Ten years later, Pearsall has photographed veterans in 29 states and has been impacted by every single one. 

"The most extraordinary part of it is, with every veteran I've photographed and connected with — they leave an impact with me...it was validating my experience because they had emotions they were grappling with. My experience wasn't unique. I think that was very healing and very cathartic," Pearsall said.

Pearsall was also featured as part of the Changing the Face of Courage campaign — a social media fundraising campaign launched on Veterans Day. Her all female photo exhibit perfectly complemented the campaign's efforts to raise funds for the memorial's day to day operations.

"It's an incredible group of women. I think often times when people say the word veteran it's not a woman that's conjured in their mind's eye. I believe this exhibition along with WIMSA's intitative, Changing the Face of Courage, will redefine and reimagine the veteran. For me that's really important," Pearsall said.

"I feel very honored to be part of this. It's very emotional," said Navy veteran Elise Hummel next to her portrait in the exhibit. "I believe in everything Stacy is doing, changing the face of what people see as a veteran. People look at me and they don't see veteran. I think that events like these can change what people see when they think of veteran."

"At the time, I had no idea just how special this was," said retired Colonel Peggy Newman. "I realized just how phenomenal Stacy is. It's an opportunity to appreciate what she does and the gift she's given every veteran she can encourage to get their pictures taken."
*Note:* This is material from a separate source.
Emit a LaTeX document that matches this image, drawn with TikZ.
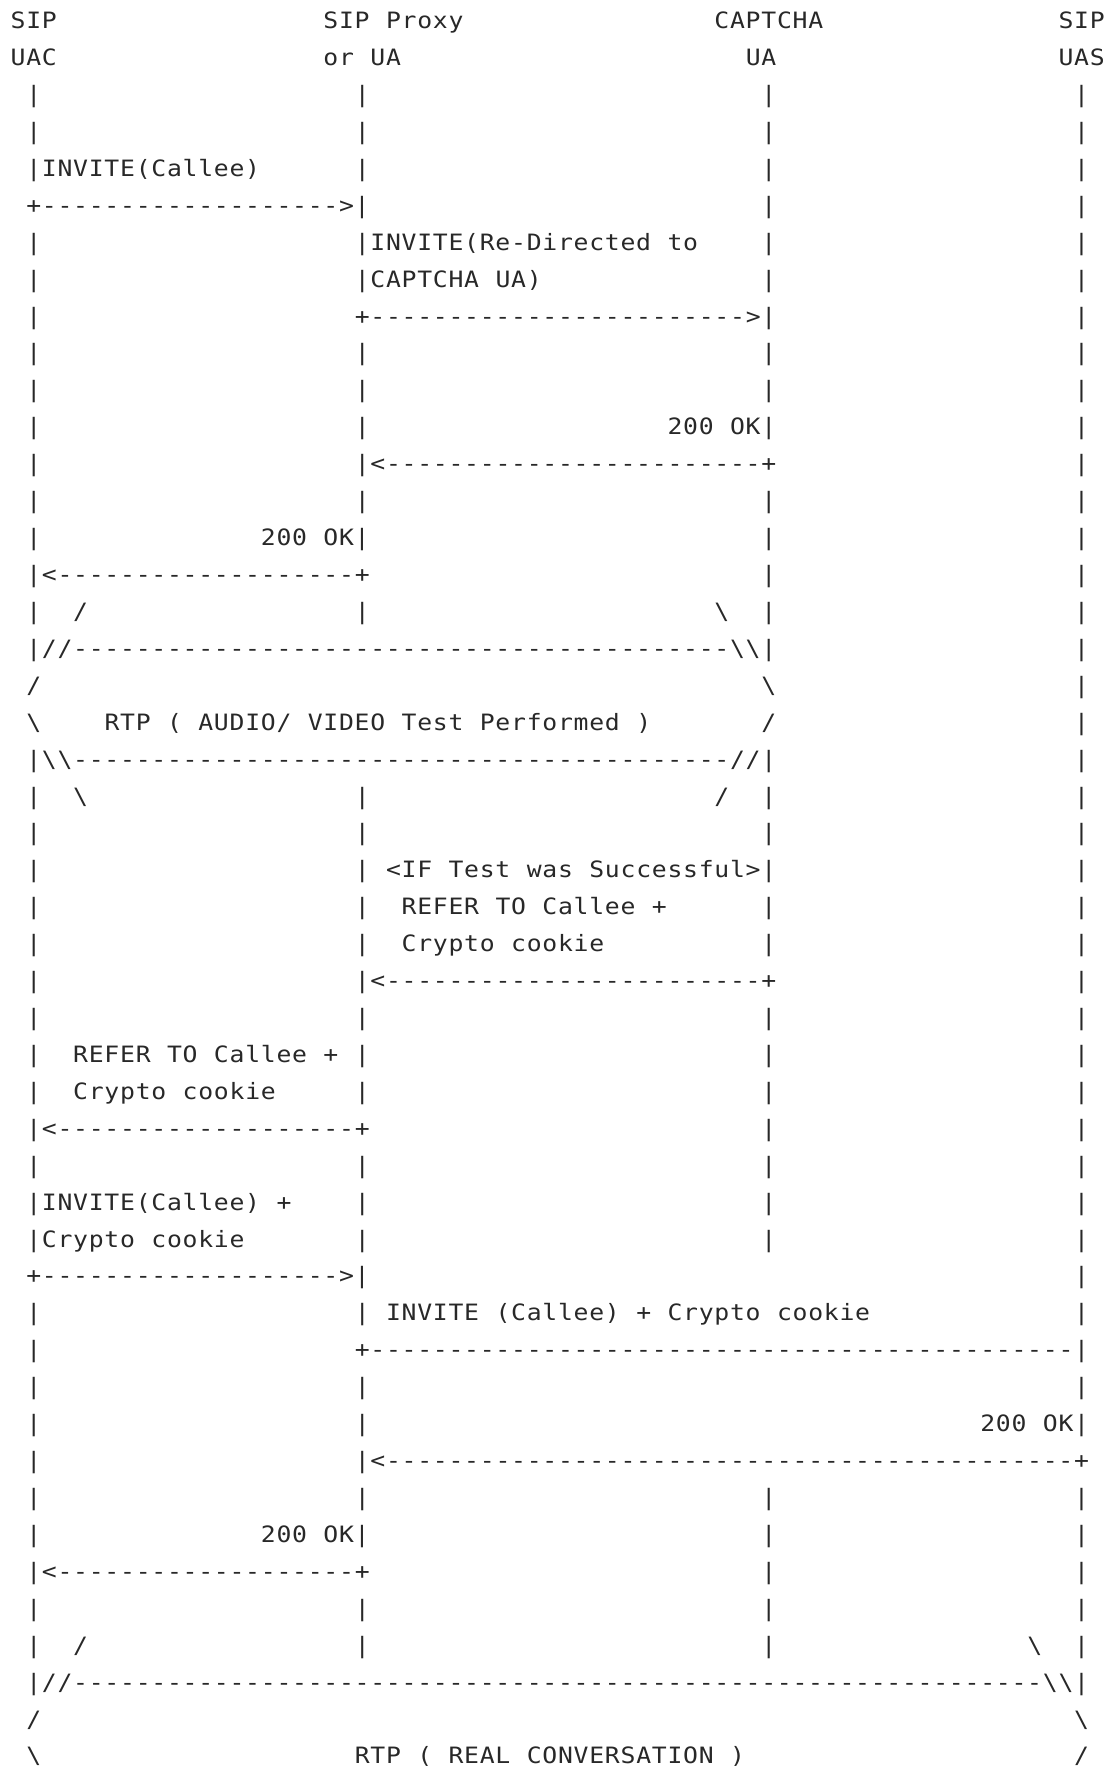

"There was a time when I thought the value of my life was based on my service and the length and the achievements I made during that service," said Pearsall. "But frankly, when I got out my realization was that I was only going to be as successful as I allowed myself to be after service. Everyone told me all the things I couldn't do and I believed that for a long time. Now, I have travelled to 29 states out of 50 — over halfway to my goal. We can adapt. We can adapt to a new normal and really excel."